Сама художница абсолютно сознательно работает с вопросом идентичности и в недавнем интервью отметила свой интерес к народным, простым по форме образам, а также к созданию изображения, содержащего значимое количество информации, при деконструировании которой воспроизведенная действительность может быть точнее документальной фотографии. Она с ее острым вниманием к истории и культуре Украины и болезненным переживанием современности производит образы, в которых закодированы поэтика и визуальность прошлых поколений, без понимания которых вопрос об идентичности современного человека говорить просто невозможно.

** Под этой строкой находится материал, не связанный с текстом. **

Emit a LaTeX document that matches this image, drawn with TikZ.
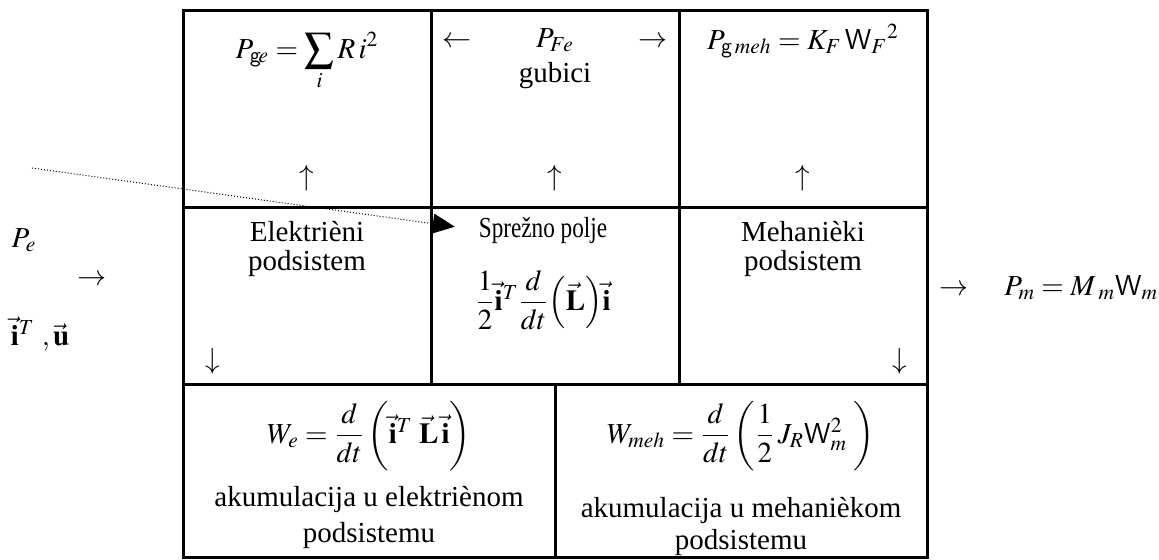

Ралко является одной из самых мощных художниц новейшей украинской истории. Ее работы честно, без заигрываний со зрителями или институтами трансформируют того Другого, которого мы, сидя на руинах империи и только начиная осознавать недостаток самоидентификаций, еще не способны переварить. Ее письмо, это такое катарсическое выблёвывание целого комплекса переживаний нарушений символических порядков, которых так много, что мы пока не способны их описать вербально, а тем более — изменить. Оттого и возникает у зрителей такое глубокое отвращение или экзистенциальный страх, что Ралко бьет в самую сущность тревог обыденности, через которые каждый и каждая из нас сознательно или подсознательно проживает свою повседневность в данный момент истории.